A traumatic event led her to move to New Orleans in 1969, and she left the United States soon after and put her doll making on pause for several years while she lived in the United Kingdom. Upon her return in 1995, she worked in the fashion industry—dressing mannequins and becoming a Fashion Buyer for fashion retailers—and resumed her creation of dolls.

==Career==
Brown's works were first displayed at the Congo Square African Marketplace of the New Orleans Jazz and Heritage Festival and the Essence Music Festival. When her dolls were initially sold to the public in the 1990s, they were made from fabric, stuffed, and faceless. In 2005, the artist developed her new doll making technique; referred to as "soft sculptures," these dolls' faces and bodies are entirely hand-sculpted from clay.

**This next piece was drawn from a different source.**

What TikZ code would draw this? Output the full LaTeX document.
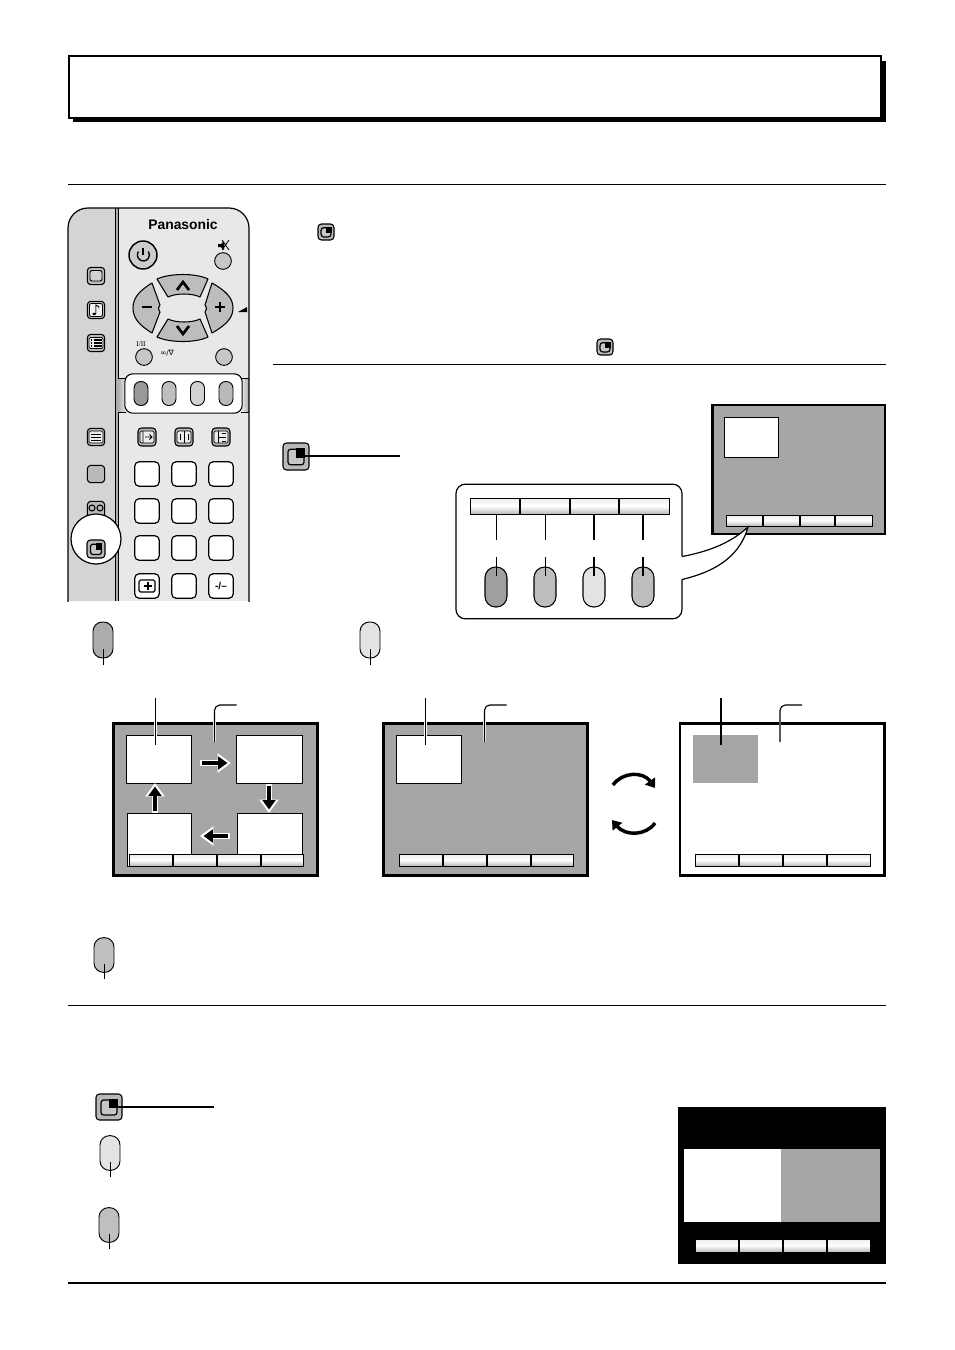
\documentclass[tikz,border=0pt]{standalone}
\usepackage{fontspec}
\setmainfont{Liberation Sans}
\newfontfamily\djv{DejaVu Sans}
\newfontfamily\serifsm{Liberation Serif}
\usetikzlibrary{arrows.meta,calc,shapes.geometric}
\definecolor{tvgray}{gray}{.65}
\definecolor{panelL}{gray}{.83}
\definecolor{panelR}{gray}{.91}
\tikzset{
 pill/.style={draw,line width=.7pt,rounded corners=7pt,minimum width=15pt,minimum height=26.5pt,inner sep=0pt},
 pillbig/.style={draw,line width=.8pt,rounded corners=8pt,minimum width=16.5pt,minimum height=30pt,inner sep=0pt},
 pillsm/.style={draw,line width=.7pt,rounded corners=5pt,minimum width=10.5pt,minimum height=18pt,inner sep=0pt},
 leader/.style={line width=.85pt},
 thinleader/.style={line width=.65pt},
 sqbtn/.style={draw,line width=.8pt,rounded corners=2.6pt,inner sep=0pt,minimum size=13pt,fill=gray!55!white},
 numbtn/.style={draw,line width=.9pt,rounded corners=3.5pt,fill=white,inner sep=0pt,minimum size=18.5pt},
 rnd/.style={circle,draw,line width=.7pt,inner sep=0pt,minimum size=12.5pt,fill=gray!45!white},
 screen/.style={draw,line width=2.2pt,fill=tvgray},
 subpic/.style={draw,line width=.6pt,fill=white},
 softbar/.style={draw,line width=.6pt,top color=gray!15!white,bottom color=gray!55!white,middle color=white},
 whitearrow/.style={line width=4.2pt,white,-{Triangle[length=10pt,width=14pt]}},
 blackarrow/.style={line width=2.5pt,black,-{Triangle[length=7pt,width=9.5pt]}},
 dpad/.style={draw,line width=.8pt,fill=gray!52!white,line join=round},
 swaparrow/.style={line width=2.6pt,-{Triangle[length=6.5pt,width=9pt]}},
}
% softkey bar: x1 y1 x2 y2 d1 d2 d3
\newcommand\softkeys[7]{%
 \path[softbar] (#1,#2) rectangle (#3,#4);
 \draw[line width=.8pt] (#5,#2)--(#5,#4) (#6,#2)--(#6,#4) (#7,#2)--(#7,#4);
}
% pip button: name x y width height
\newcommand\pipbtn[5]{%
 \node[sqbtn,minimum width=#4*.75pt,minimum height=#5*.75pt,fill=gray!55!white] (#1) at (#2,#3) {};
 \begin{scope}[shift={(#2,#3)},x=#4*.75pt/26,y=-#5*.75pt/26]
  \draw[line width=.9pt,rounded corners=2pt,fill=gray!45!white] (-8,8) rectangle (8,-7);
  \fill (0,-8) rectangle (9,1);
 \end{scope}
}
\begin{document}
\begin{tikzpicture}[x=.75pt,y=-.75pt]
\useasboundingbox (0,0) rectangle (954,1350);
\fill[white] (0,0) rectangle (954,1350);

% title box
\fill (73,61) rectangle (886,122);
\draw[line width=.9pt,fill=white] (69,56) rectangle (881,118);

% rules
\coordinate (r1a) at (68,184); \coordinate (r1b) at (886,184);
\coordinate (r2a) at (273,364.5); \coordinate (r2b) at (886,364.5);
\coordinate (r3a) at (68,1005.5); \coordinate (r3b) at (886,1005.5);
\coordinate (r4a) at (68,1283); \coordinate (r4b) at (886,1283);
\draw[line width=.6pt] (r1a)--(r1b) (r2a)--(r2b) (r3a)--(r3b);
\draw[line width=1.9pt] (r4a)--(r4b);

% remote body
\fill[panelR,rounded corners=15pt] (116,620) -- (116,208) -- (249,208) -- (249,620) -- cycle;
\fill[panelL,rounded corners=15pt] (68,620) -- (68,208) -- (130,208) -- (130,620) -- cycle;
\fill[panelR] (116,601) rectangle (130,208);
\fill[white] (60,601) rectangle (255,625);
\fill[gray!65!white] (115.5,208) rectangle (118,601);
\draw[line width=.7pt] (115.5,208)--(115.5,601) (118,208)--(118,601);
% band behind the colour keys
\path[left color=gray!65!white,right color=gray!15!white] (118,378) rectangle (126,412);
\path[left color=gray!15!white,right color=gray!65!white] (241,378) rectangle (249,412);
\draw[line width=.6pt] (118,378)--(126,378) (118,412)--(126,412) (241,378)--(249,378) (241,412)--(249,412);
\begin{scope}
\clip (60,200) rectangle (260,601);
\draw[line width=.9pt,rounded corners=15pt] (68,640) -- (68,208) -- (249,208) -- (249,640);
\end{scope}

\node[font=\bfseries,inner sep=0pt] (brand) at (183,225) {\fontsize{10.4}{10}\selectfont Panasonic};

% power & mute
\node[circle,draw,line width=1.1pt,fill=gray!40!white,minimum size=21pt,inner sep=0pt] (power) at (143,255) {};
\draw[line width=1.1pt] (143,248) -- (143,255);
\draw[line width=1pt] (138.5,251.5) arc[start angle=215,end angle=-35,radius=6];
\node[rnd] (mute) at (223,261) {};
\fill (218,244) -- (221,244) -- (224,241) -- (224,250) -- (221,247) -- (218,247) -- cycle;
\draw[line width=.6pt] (222,240) -- (229,250) (229,240) -- (222,250);

% direction keys
\path[dpad] (157,279) .. controls (170,273) and (196,273) .. (208,279) -- (200,297) .. controls (192,293) and (176,293) .. (168,297) -- cycle;
\path[dpad] (168,319) .. controls (176,323) and (192,323) .. (200,319) -- (208,337) .. controls (196,343) and (170,343) .. (157,337) -- cycle;
\path[dpad] (152,283) -- (160,305) .. controls (158,308) and (158,310) .. (160,312) -- (152,333) .. controls (139,325) and (133,318) .. (133,308) .. controls (133,298) and (139,291) .. (152,283) -- cycle;
\path[dpad] (212,283) .. controls (226,291) and (233,298) .. (233,308) .. controls (233,318) and (226,325) .. (212,333) -- (205,312) .. controls (207,310) and (207,308) .. (205,305) -- cycle;
\draw[line width=2pt] (177,290) -- (183,282) -- (189,290);
\draw[line width=2pt] (177,326) -- (183,334) -- (189,326);
\draw[line width=2pt] (142,307) -- (152,307);
\draw[line width=2pt] (215,307) -- (225,307) (220,302) -- (220,312);
\fill (238,312) -- (247,312) -- (247,307) -- cycle;

\node[font=\serifsm,inner sep=0pt] (lab1) at (141,344) {\fontsize{5.5}{5.5}\selectfont I/II};
\node[font=\djv,inner sep=0pt] (lab2) at (167,353) {\fontsize{5.5}{5.5}\selectfont ∞/∇};
\node[rnd] (b1) at (144,357) {};
\node[rnd] (b2) at (224,357) {};

% colour keys on remote
\node[draw,line width=.8pt,fill=white,rounded corners=6pt,minimum width=88pt,minimum height=29.5pt,inner sep=0pt] (band) at (183.5,393.5) {};
\node[pillsm,fill=gray!80!white] (k1) at (141,393.5) {};
\node[pillsm,fill=gray!50!white] (k2) at (169,393.5) {};
\node[pillsm,fill=gray!35!white] (k3) at (197.5,393.5) {};
\node[pillsm,fill=gray!55!white] (k4) at (226,393.5) {};

% left column
\node[sqbtn] (s1) at (96,276) {};
\draw[line width=.7pt,rounded corners=1.5pt,fill=gray!35!white] (90,270.5) rectangle (102,281);
\node[sqbtn] (s2) at (96,310) {};
\draw[line width=.5pt,rounded corners=1pt,fill=gray!10!white] (89.5,303.5) rectangle (102.5,316.5);
\node[font=\djv\bfseries,inner sep=0pt] (note) at (96,310) {\fontsize{11}{11}\selectfont ♪};
\node[sqbtn] (s3) at (96,343) {};
\draw[line width=.5pt,fill=gray!15!white,rounded corners=1pt] (89,337.5) rectangle (103,348.5);
\draw[line width=.8pt] (90.5,340)--(92,340) (94,340)--(101.5,340) (90.5,343)--(92,343) (94,343)--(101.5,343) (90.5,346)--(92,346) (94,346)--(101.5,346);
\node[sqbtn] (s4) at (96,437) {};
\draw[line width=.5pt,fill=gray!15!white,rounded corners=1pt] (89,431) rectangle (103,443);
\draw[line width=.7pt] (91,434)--(101,434) (91,437)--(101,437) (91,440)--(101,440);
\node[sqbtn] (s5) at (96,474) {};
\node[sqbtn] (s6) at (96,510) {};
\draw[line width=.8pt] (92,508) circle[radius=3] (100,508) circle[radius=3];

% row of three
\foreach \n/\x in {t1/147,t2/184,t3/221}{
 \node[sqbtn,minimum size=13.5pt] (\n) at (\x,437) {};
 \draw[line width=.5pt,fill=gray!15!white,rounded corners=1pt] (\x-7,431) rectangle (\x+7,443);
}
\draw[line width=.7pt] (143,431)--(143,443) (145,437)--(152,437) (149.5,434.5)--(152,437)--(149.5,439.5);
\draw[line width=.7pt] (180,434)--(180,440) (184,431)--(184,443) (188,434)--(188,440);
\draw[line width=.7pt] (218,431)--(218,443) (218,437)--(226,437) (222,433)--(226,433) (222,441)--(226,441);

% number keys
\foreach \n/\x/\y in {n1/147/474,n2/184/474,n3/221/474,n4/147/511,n5/184/511,n6/221/511,n7/147/548,n8/184/548,n9/221/548,n10/147/586,n11/184/586,n12/221/586}{
 \node[numbtn] (\n) at (\x,\y) {};
}
\draw[line width=.9pt,rounded corners=1.2pt] (139,580) rectangle (155,592);
\draw[line width=.9pt] (144,586)--(152,586) (148,582)--(148,590);
\node[font=\bfseries,inner sep=0pt] (dash) at (221,586) {\fontsize{7.5}{7.5}\selectfont -/--};

% magnifier
\node[circle,draw,line width=.9pt,fill=white,minimum size=37.5pt,inner sep=0pt] (mag) at (96,539) {};
\pipbtn{p0}{96}{549}{18}{18}

% inline pip icons
\pipbtn{p1}{326}{232}{16}{16}
\pipbtn{p2}{605}{347}{16}{16}

% big pip with leader
\pipbtn{p3}{296}{456.5}{26}{27}
\coordinate (p3e) at (400,456);
\draw[line width=.8pt] ($(p3.center)+(5,-.5)$) -- (p3e);

% top-right screen
\draw[screen] (712.5,405) rectangle (885,534);
\node[subpic,minimum width=41pt,minimum height=30pt,inner sep=0pt] (sA) at (751.5,437) {};
\softkeys{726}{515}{872}{526}{763}{800}{835}

% popup
\node[draw,line width=.9pt,fill=white,rounded corners=7pt,minimum width=169.5pt,minimum height=101pt,inner sep=0pt] (pop) at (569,551.5) {};
\coordinate (tip) at (748,527);
\fill[white] (681,556.5) .. controls (712,551) and (733,541) .. (tip) .. controls (741,552) and (722,570) .. (681,579.5) -- cycle;
\draw[line width=.9pt] (682,556.5) .. controls (712,551) and (733,541) .. (tip) .. controls (741,552) and (722,570) .. (682,579.5);
\softkeys{470}{498}{669}{514}{520}{570}{619}
\foreach \n/\x/\g/\w in {o1/496/75/thinleader,o2/545/52/thinleader,o3/594/22/leader,o4/643/52/leader}{
 \node[pillbig,fill=gray!\g!white] (\n) at (\x,587) {};
 \coordinate (\n a) at (\x,514); \coordinate (\n b) at (\x,540);
 \coordinate (\n c) at (\x,557);
 \draw[\w] (\n a)--(\n b);
 \draw[\w] (\n c)--($(\n.north)+(0,10)$);
}

% single keys and their leaders
\node[pill,minimum height=27pt,fill=gray!65!white] (g1) at (103,640) {};
\node[pill,minimum height=27pt,fill=gray!22!white] (g2) at (370,640) {};
\node[pill,minimum height=26pt,fill=gray!50!white] (g3) at (104,955) {};
\node[pill,minimum height=26pt,fill=gray!22!white] (g4) at (110,1153) {};
\node[pill,minimum height=26pt,fill=gray!50!white] (g5) at (109,1225) {};
\foreach \n in {g1,g2,g3,g4,g5}{
 \draw[thinleader] ($(\n.south)+(0,-9)$) -- ($(\n.south)+(0,6.5)$);
}

% three large screens
\path[screen] (113.5,723.5) rectangle (317.5,875.5);
\path[screen] (383.5,723.5) rectangle (587.5,875.5);
\path[screen,fill=white] (680,723.5) rectangle (884.5,875.5);

\node[subpic,minimum width=48.5pt,minimum height=35.5pt,inner sep=0pt] (w1) at (159,759.5) {};
\node[subpic,minimum width=49pt,minimum height=35.5pt,inner sep=0pt] (w2) at (269.5,759.5) {};
\path[subpic] (127,813) rectangle (191,866);
\path[subpic] (237,813) rectangle (302,866);
\softkeys{129}{854}{303}{866}{173}{217}{261}

\node[subpic,minimum width=48.5pt,minimum height=35.5pt,inner sep=0pt] (w3) at (429,759.5) {};
\softkeys{399}{854}{573}{866}{443}{487}{531}

\node[fill=tvgray,minimum width=48.5pt,minimum height=36pt,inner sep=0pt] (w4) at (725.5,759) {};
\softkeys{695}{854}{870}{866}{739}{783}{827}

% moving arrows
\coordinate (a1) at (200,763); \coordinate (a2) at (231,763);
\coordinate (a3) at (269,784); \coordinate (a4) at (269,813);
\coordinate (a5) at (230,836); \coordinate (a6) at (200,836);
\coordinate (a7) at (155,813); \coordinate (a8) at (155,783);
\draw[whitearrow] (a1)--(a2); \draw[whitearrow] (a3)--(a4); \draw[whitearrow] (a5)--(a6); \draw[whitearrow] (a7)--(a8);
\draw[blackarrow] ($(a1)+(2,0)$)--($(a2)+(-3.5,0)$);
\draw[blackarrow] ($(a3)+(0,2)$)--($(a4)+(0,-3.5)$);
\draw[blackarrow] ($(a5)+(-2,0)$)--($(a6)+(3.5,0)$);
\draw[blackarrow] ($(a7)+(0,-2)$)--($(a8)+(0,3.5)$);

% straight + elbow leaders
\foreach \n/\x/\e/\w in {l1/155.5/214.5/leader,l2/425.5/484.5/leader,l3/721/780/leader}{
 \coordinate (\n a) at (\x,698); \coordinate (\n b) at (\x,745);
 \draw[white,line width=1.8pt] ($(\n a)+(0,23)$)--(\n b);
 \draw[\w] (\n a)--(\n b);
 \coordinate (\n c) at (\e+22,705); \coordinate (\n d) at (\e,742);
 \draw[white,line width=1.8pt] (\e,721)--(\n d);
 \draw[\w,rounded corners=4pt] (\n c)--(\e,705)--(\n d);
}

% swap arrows
\coordinate (c1) at (613,785); \coordinate (c2) at (655,788);
\coordinate (c3) at (655,823); \coordinate (c4) at (612,820);
\draw[swaparrow] (c1) .. controls (622,772) and (643,771) .. (c2);
\draw[swaparrow] (c3) .. controls (646,836) and (625,836) .. (c4);

% lower section
\pipbtn{p4}{109}{1107}{26}{26}
\coordinate (p4e) at (214,1107);
\draw[line width=1.6pt] ($(p4.center)+(7,0)$) -- (p4e);

\fill (678,1107) rectangle (886,1264);
\node[fill=white,minimum width=73pt,minimum height=55pt,inner sep=0pt] (w5) at (732.5,1185.5) {};
\node[fill=tvgray,minimum width=74.5pt,minimum height=55pt,inner sep=0pt] (w6) at (830.5,1185.5) {};
\softkeys{695}{1239}{870}{1252}{739}{783}{827}
\end{tikzpicture}
\end{document}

Brown's first soft sculptures collection, Winds of Change, was created in 2005 after her survival of Hurricane Katrina, and responds to what the artist perceives as a second Great Migration that New Orleans experienced as a result of the natural disaster. Other notable collections of hers include Uprooted: Look up, Hold on (2006), comprising 100 new dolls made as a message of resilience for other survivors; Unclaimed Memories (2007), created to pay homage to community members whose bodies remained in the morgue after the hurricane; and Swimming to the Top of the Rain (2008), which was exhibited in the 2008 African American Fine Art Show Chicago and celebrated the progress both her and New Orleans had made to rebuild in the three years since Katrina. She has also exhibited her work at the Stella Jones Gallery in New Orleans. In 2022, The Colored Girls Museum in Philadelphia acquired one of her soft sculptures.

The artist created her first performance suit, Metamorphosis, for the carnival season in 2012. She constructs her celebratory costumes from a variety of fabrics as well as other materials that are hand-sewn on, such as small beads, ribbons, brooches, and marabou bird feathers. Using these materials, she depicts cultural motifs from both Black and Native American traditions. Her suits When Black People Could Fly (2014), I am the First Gold the First Diamond, I am the Living Earth (2015), and The White Buffalo Calf Woman (2017) are held in the collections of the New Orleans Museum of Art, Ohio State University Libraries, and the Musée du Quai Branly - Jacques Chirac, respectively.

Her mixed-media work, Awakening Metamorphosis (2014), is part of the Imago Mundi Collection in Treviso, Italy. Her art has also been featured in the 2014 book Artist Spaces, New Orleans.